Six months later, after going before the church board and leaving we found a group of believers who were looking for the unmitigated voice of God.  God stripped us of our false identities and filthy rags of self-importance and self-righteousness and gave us new robes of humility.  It was painful; a time in my walk steeped in a romance with God like I had never experienced before.  Why is this important today?

It hurts to be torn down and built back up again.  It is a humbling process and so many popular doctrines preach against pain and poverty and encourage a manipulative name-it-claim-it painless doctrine.  I have found that pain and poverty is the place where the greatest wealth has been hidden.  Be warned, however, our adversary will use any doctrine to keep you from knowing God and convince you that you have the power to get all that you need.  That is why knowing Christ is so important.  Get ready, church, because we are headed into a season spoken of in Matthew 24.  We are about to see the metaphorical and literal temples destroyed so that the bride can come out of her chamber and at last embrace her groom.

Jesus left the temple and was walking away when his disciples came up to him to call his attention to its buildings. “Do you see all these things?” he asked. “Truly I tell you, not one stone here will be left on another; everyone will be thrown down.”

The stones of doctrine, ministry, money, missions, self-made-miracles, church business-models and the like will get between you and Christ.  He is enough of a gentleman to remove those obstacles—but He is not like Satan, forcing himself onto us or forcing His will.  He waits for us to say “yes.”  However, sometimes God must remove us from those things and take us into the wilderness to find the relationship He always intended: 

Therefore I am now going to allure her; I will lead her into the wilderness and speak tenderly to her (Isaiah 2:14).
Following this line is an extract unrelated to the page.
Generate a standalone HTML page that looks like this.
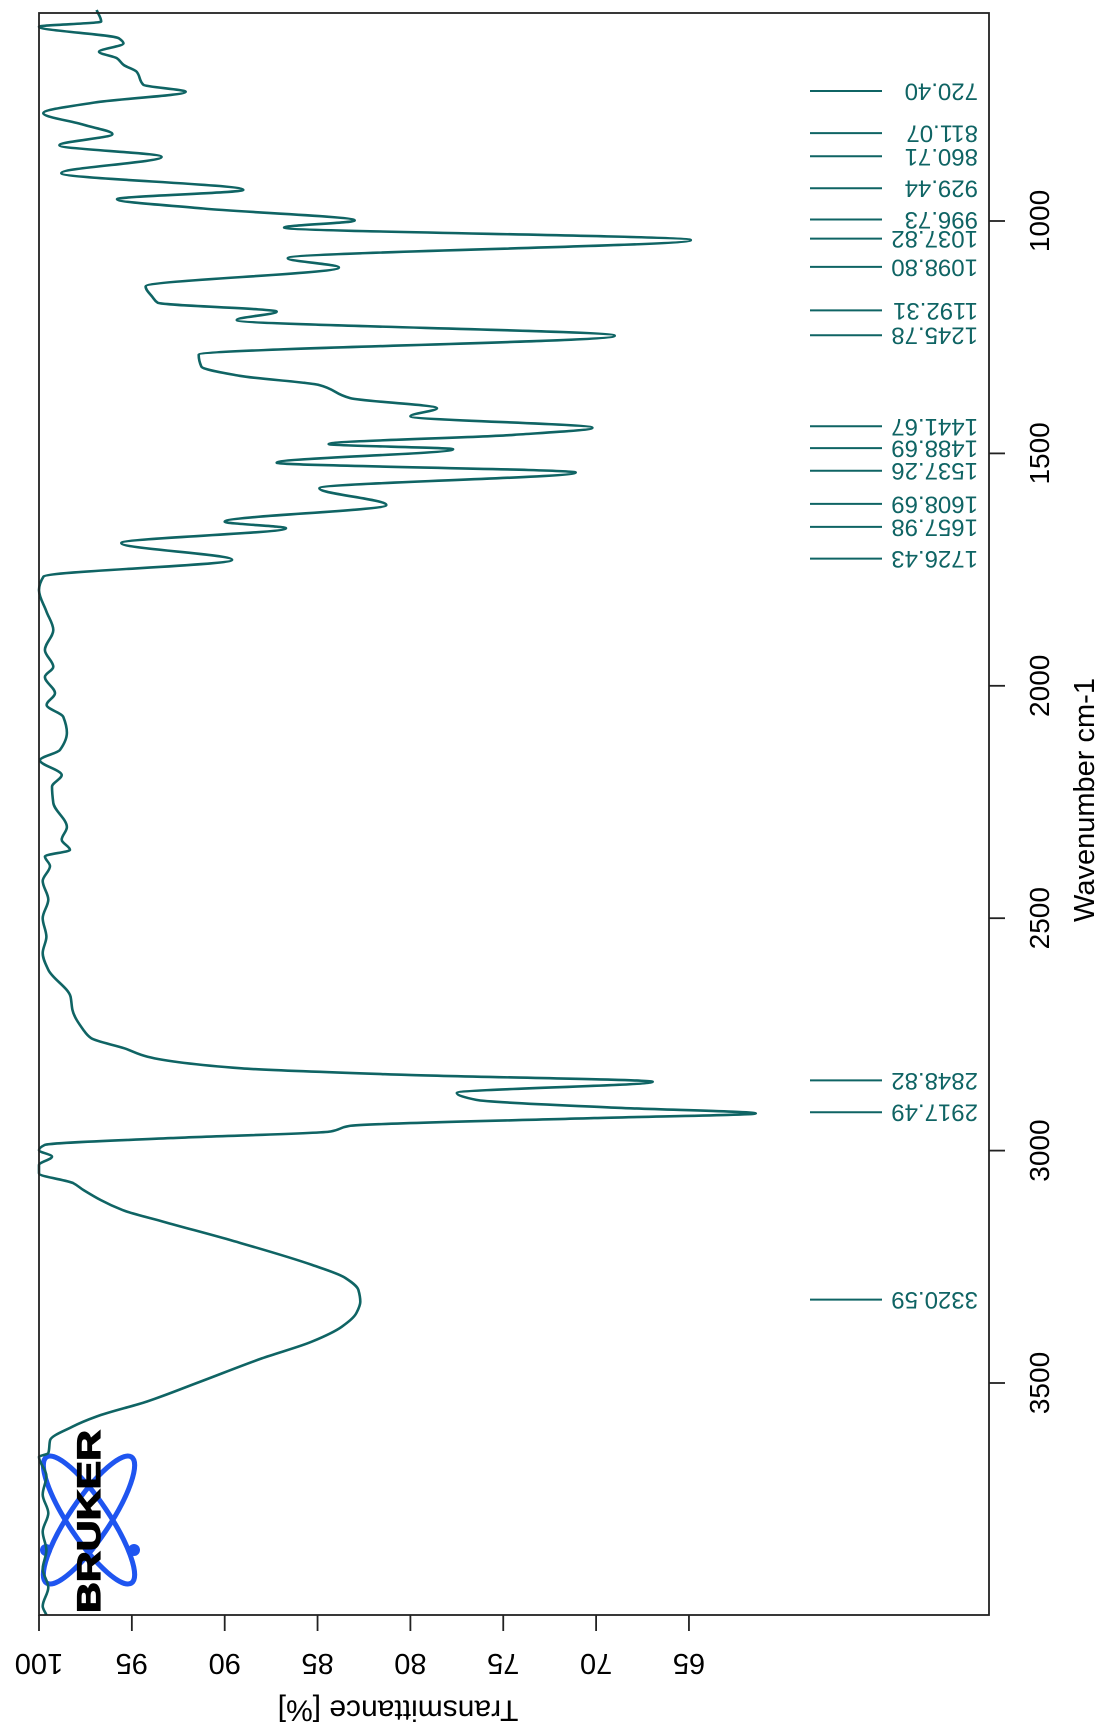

You must know Him and His voice to survive in these last days.  How can that happen when so many other voices are rallying for your affection?  The metaphor is twofold: since we are the church, we also are the stones that will be “thrown down.”  Why would God do that?  So He can rebuild His Church the way He intended, the bright radiant bride who loves Him more than doctrine, more than ministry, more than life itself!  He is longing for a bride who is ready for her husband with only One affection and One desire: Jesus! 

 A great falling away must happen, not from the faith but from the idols of denomination, tradition, personal status, and business.  Repent now so you can fall into the arms of the One who loves you, the One who promises to teach you all things (John 14:26), the One who tires from so many taking His place on the arm of His bride, the One who pursues you (Luke 15:8, Matthew 18:12), the One who refuses to let something or someone else steal your gaze. 

Doctrines and traditions once served us, for healing and deliverance and even learning.  There was grace to enter into a doctrine of choice that comforted, that felt safe, but that time has passed.  Today shepherds, prophets, pastors, and apostles you must gather your sheep into the fold of Christ with Jesus as our resting place.

My people have been lost sheep; their shepherds have led them astray [to favorite places of idolatry] on mountains [that seduce]. They have gone from [one sin to another] mountain to hill; they have forgotten their [own] resting-place. (Jeremiah 50:6 AMP). 

Nothing else matters now.  The bride of Christ must come together without division.  Your choice is clear: love a church and its doctrine, or love Christ.  Doctrine can be used so easily to lead us into following someone with political and miraculous status.  Don’t do it!!!  Follow Christ! 

“Do not arouse or awaken love until it so desires” (Song of Solomon 8:4 NIV).  God is Love (1 John 4:8), my brothers and sisters, and He desires this love to be aroused now!  The ancient path is here–know Christ.  Go to Him now.  It’s not too late; the hour is short.